How should we plan health budgets for new cures?

Medical technology is advancing faster than ever, as evidenced by the lightning speed of Covid-19 vaccine development. But little is known about how health authorities should design long-term budgets for expensive new cures: high prices can both incentivize research into life-saving treatments and place a huge burden on public resources. Analyzing such trade-offs is a central focus of TSE Health Center’s ‘Pharmaceutical industry and regulation’ program, inspiring a new paper by Pierre Dubois and Thierry Magnac that focuses on the case of the Hepatitis C virus in France. Their analysis demonstrates the benefits of forward-looking allocation of funds compared to fixed annual budgets.

Why do pharmaceutical innovations pose a challenge for health authorities?

When new drugs have the potential to cure chronic conditions but the cost of treating a large number of patients is prohibitively high, it can be particularly difficult for policymakers to set long-term budgets. Rather than relying solely on production costs or expected demand in price negotiations, healthcare authorities often use a value-based system to tie the price of drugs to their effectiveness in treating specific conditions. While a myopic focus on immediate health needs can undermine long-term objectives, value-based pricing that justifies high prices for life-saving cures can challenge the short-term ‘affordability’ of health budgets.
As new treatments can radically alter the trade-offs involved, long-run optimal planning could generate benefits for all parties. However, most European countries make only annual agreements with pharmaceutical firms that impose no long-run commitment.
In the future, health authorities are likely to come under increasing pressure to plan ahead as advances in gene and cell therapies promise drastic improvements in the treatment of otherwise incurable conditions. For communicable diseases, the optimal long-term allocation of the authority’s initial budget depends on the decreasing efficiency of treatment with the number of patients but also on the rate of transmission and infection.

Why do efforts to control Hepatitis C offer an instructive case study?

In our paper, we use a Susceptibles-Infected-Recovered model similar to those used to understand the spread and control of other infectious diseases, such as Covid-19. This allows us to analyze the optimal sequence of expenses for healthcare authorities on a new curative drug treatment. We use data on Hepatitis C infections in France to calibrate our model before simulating optimal policies.

Hepatitis C is a major source of liver disease that affects millions worldwide. Its treatment underwent a major upheaval when decisive curative drugs were introduced in 2014. As these drugs are expensive, policymakers faced a familiar trade-off between spending big now or waiting for competing treatments to arrive. For instance, Joe Biden has proposed a $5 billion plan to rid the US of the virus by 2030 but he may struggle to convince cost-cutters in Congress.
Without such generous funding, health authorities usually respond by prioritizing high-risk patients and delaying treatment for others. In France, access to the new Hepatitis C drugs was restricted to a selection of patients depending on virus genotypes, disease stages and comorbidities.
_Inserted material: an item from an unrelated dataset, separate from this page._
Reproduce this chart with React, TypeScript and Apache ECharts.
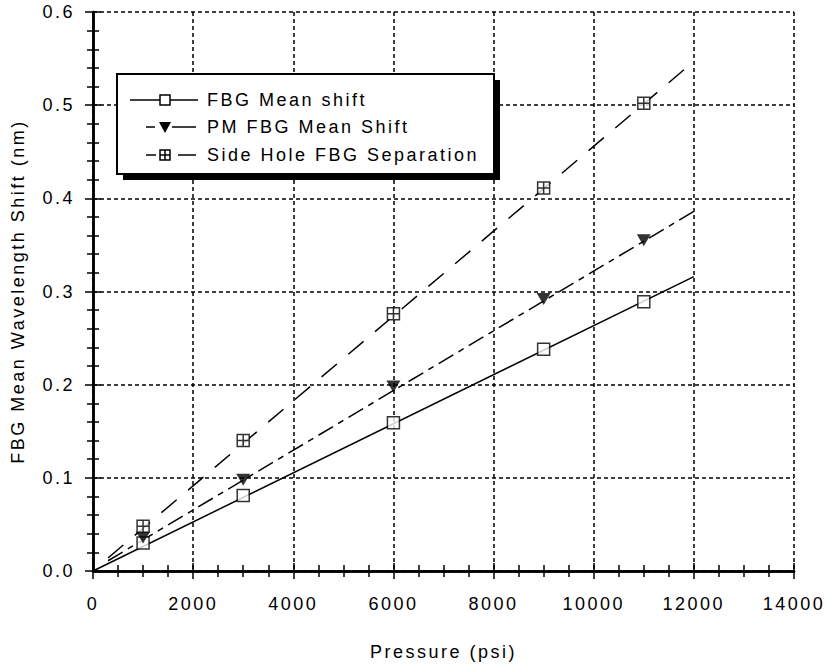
import React, { useEffect, useRef } from "react";
import * as echarts from "echarts";

// ---- data ----
const pressure = [1000, 3000, 6000, 9000, 11000];
const fbgMean = [0.030, 0.081, 0.159, 0.238, 0.289];
const pmFbgMean = [0.036, 0.098, 0.198, 0.292, 0.355];
const sideHoleSep = [0.048, 0.140, 0.276, 0.411, 0.502];

// fitted lines
const fbgFitX = [0, 12000];
const fbgFitY = [0, 0.316];
const pmFitX = [300, 12000];
const pmFitY = [0.011, 0.386];
const sideFitX = [300, 12000];
const sideFitY = [0.014, 0.547];

const seriesNames = ["FBG Mean shift", "PM FBG Mean Shift", "Side Hole FBG Separation"];
const xTitle = "Pressure (psi)";
const yTitle = "FBG Mean Wavelength Shift (nm)";

const FONT = "'Liberation Sans', Arial, Helvetica, sans-serif";
const crossSquare = "path://M0 0H10V10H0Z M5 0V10 M0 5H10";

const pairs = (xs: number[], ys: number[]) => xs.map((x, i) => [x, ys[i]]);

export default function App() {
  const ref = useRef<HTMLDivElement>(null);
  useEffect(() => {
    document.body.style.margin = "0";
    if (!ref.current) return;
    const chart = echarts.init(ref.current, null, { renderer: "svg" });

    const axisLine = { show: true, lineStyle: { color: "#000", width: 2.5 } };
    const axisTick = { show: true, inside: true, length: 8, lineStyle: { color: "#000", width: 1.5 } };
    const gridLine = { show: true, lineStyle: { color: "#000", width: 1.5, type: [4, 3] } };
    const label = { color: "#000", fontSize: 18, fontFamily: FONT };

    const lx1 = 130, lx2 = 198, mx = 165;
    const rows = [100, 127, 155];
    const Z = 100;
    const st = { stroke: "#000", lineWidth: 1.5 };
    const legendChildren: any[] = [
      { type: "rect", z: Z, shape: { x: 123, y: 80, width: 377, height: 100 }, style: { fill: "#000" } },
      { type: "rect", z: Z + 1, shape: { x: 117, y: 74, width: 377, height: 100 }, style: { fill: "#fff", stroke: "#000", lineWidth: 2 } },
      // row 1 solid + square
      { type: "line", z: Z + 2, shape: { x1: lx1, y1: rows[0], x2: lx2, y2: rows[0] }, style: st },
      { type: "rect", z: Z + 3, shape: { x: mx - 5, y: rows[0] - 5, width: 10, height: 10 }, style: { fill: "#fff", stroke: "#000", lineWidth: 1.5 } },
      // row 2 dash-dot + triangle
      { type: "line", z: Z + 2, shape: { x1: 146, y1: rows[1], x2: 155, y2: rows[1] }, style: st },
      { type: "line", z: Z + 2, shape: { x1: 172, y1: rows[1], x2: 196, y2: rows[1] }, style: st },
      { type: "polygon", z: Z + 3, shape: { points: [[mx - 6, rows[1] - 5], [mx + 6, rows[1] - 5], [mx, rows[1] + 6]] }, style: { fill: "#000" } },
      // row 3 dashed + crossed square
      { type: "line", z: Z + 2, shape: { x1: 146, y1: rows[2], x2: 156, y2: rows[2] }, style: st },
      { type: "line", z: Z + 2, shape: { x1: 178, y1: rows[2], x2: 196, y2: rows[2] }, style: st },
      { type: "rect", z: Z + 3, shape: { x: mx - 5, y: rows[2] - 5, width: 10, height: 10 }, style: { fill: "#fff", stroke: "#000", lineWidth: 1.5 } },
      { type: "line", z: Z + 4, shape: { x1: mx, y1: rows[2] - 5, x2: mx, y2: rows[2] + 5 }, style: st },
      { type: "line", z: Z + 4, shape: { x1: mx - 5, y1: rows[2], x2: mx + 5, y2: rows[2] }, style: st },
    ];
    seriesNames.forEach((n, i) => {
      legendChildren.push({
        type: "text",
        z: Z + 5,
        x: 207,
        y: rows[i],
        style: { text: n, fill: "#000", font: `18px ${FONT}`, verticalAlign: "middle" },
      });
    });

    chart.setOption({
      animation: false,
      backgroundColor: "#fff",
      textStyle: { fontFamily: FONT },
      grid: { left: 93, right: 37, top: 12, bottom: 100, containLabel: false },
      xAxis: [
        {
          type: "value", min: 0, max: 14000, interval: 2000, position: "bottom",
          axisLine, axisTick,
          minorTick: { show: true, splitNumber: 4, length: 6, lineStyle: { color: "#000", width: 1.5 } },
          splitLine: gridLine,
          axisLabel: { ...label, margin: 24, formatter: (v: number) => String(v) },
          name: xTitle, nameLocation: "middle", nameGap: 72,
          nameTextStyle: { color: "#000", fontSize: 18, fontFamily: FONT },
        },
        {
          type: "value", min: 0, max: 14000, interval: 2000, position: "top",
          axisLine, axisTick,
          minorTick: { show: true, splitNumber: 4, length: 6, lineStyle: { color: "#000", width: 1.5 } },
          splitLine: { show: false }, axisLabel: { show: false },
        },
      ],
      yAxis: [
        {
          type: "value", min: 0, max: 0.6, interval: 0.1, position: "left",
          axisLine, axisTick,
          minorTick: { show: true, splitNumber: 5, length: 6, lineStyle: { color: "#000", width: 1.5 } },
          splitLine: gridLine,
          axisLabel: { ...label, margin: 18, formatter: (v: number) => v.toFixed(1) },
          name: yTitle, nameLocation: "middle", nameGap: 66,
          nameTextStyle: { color: "#000", fontSize: 18, fontFamily: FONT },
        },
        {
          type: "value", min: 0, max: 0.6, interval: 0.1, position: "right",
          axisLine, axisTick,
          minorTick: { show: true, splitNumber: 5, length: 6, lineStyle: { color: "#000", width: 1.5 } },
          splitLine: { show: false }, axisLabel: { show: false },
        },
      ],
      series: [
        { name: seriesNames[0] + " fit", type: "line", data: pairs(fbgFitX, fbgFitY), showSymbol: false, silent: true,
          lineStyle: { color: "#000", width: 1.5, type: "solid" } },
        { name: seriesNames[1] + " fit", type: "line", data: pairs(pmFitX, pmFitY), showSymbol: false, silent: true,
          lineStyle: { color: "#000", width: 1.5, type: [17, 6, 6, 6] } },
        { name: seriesNames[2] + " fit", type: "line", data: pairs(sideFitX, sideFitY), showSymbol: false, silent: true,
          lineStyle: { color: "#000", width: 1.5, type: [20, 15] } },
        { name: seriesNames[0], type: "scatter", data: pairs(pressure, fbgMean), symbol: "rect", symbolSize: 12,
          itemStyle: { color: "#fff", borderColor: "#000", borderWidth: 1.5 }, z: 5 },
        { name: seriesNames[1], type: "scatter", data: pairs(pressure, pmFbgMean), symbol: "triangle", symbolRotate: 180, symbolSize: [14, 12],
          itemStyle: { color: "#000" }, z: 5 },
        { name: seriesNames[2], type: "scatter", data: pairs(pressure, sideHoleSep), symbol: crossSquare, symbolKeepAspect: true, symbolSize: 12,
          itemStyle: { color: "#fff", borderColor: "#000", borderWidth: 1.5 }, z: 5 },
      ],
      graphic: [{ type: "group", z: Z, children: legendChildren }],
    });
    return () => chart.dispose();
  }, []);
  return (
    <>
      <style>{`#chart-root text { letter-spacing: 2.5px; }`}</style>
      <div id="chart-root" ref={ref} style={{ width: 831, height: 671 }} />
    </>
  );
}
Other researchers have shown how in-class competition had a positive impact on the uptake and adoption of these antiviral drugs in Europe.
Hepatitis C infections had previously built up in France due to sharing of needles by drug addicts and unsafe blood transfusions. The prevalence of asymptomatic cases makes the virus hard to track but these causes of infection were at least partly under control by 2010. Accordingly, our model allows for undetected cases; it also assumes a low transmission rate so that the disease will eventually be eradicated and that seems true in Europe at least.

What are the key contributions of your paper?

We find that spending more today implies less infection tomorrow, but also less effective cures and other dynamic externalities. Holding the intertemporal budget constant, we show that it is optimal for health authorities to reduce infection in the short run by front-loading their spending. Unfortunately, this does not accelerate full eradication of the disease as it continues to be fueled in the medium run by undetected cases.
However, this result is calibrated to the characteristics of Hepatitis C in France and is difficult to prove in a formal model as it depends on which trade-off we focus on. There is clearly much more to be done to understand optimal policy rules. For instance, our research highlights the difficulty of setting long-term budgets if health authorities are free to renegotiate future resources in the event of a rebound in infections. Results should be also sensitive to the evolution of trade-offs over time, especially when changing prices and future innovations are likely to encourage health authorities to wait until more cost-efficient treatments become available.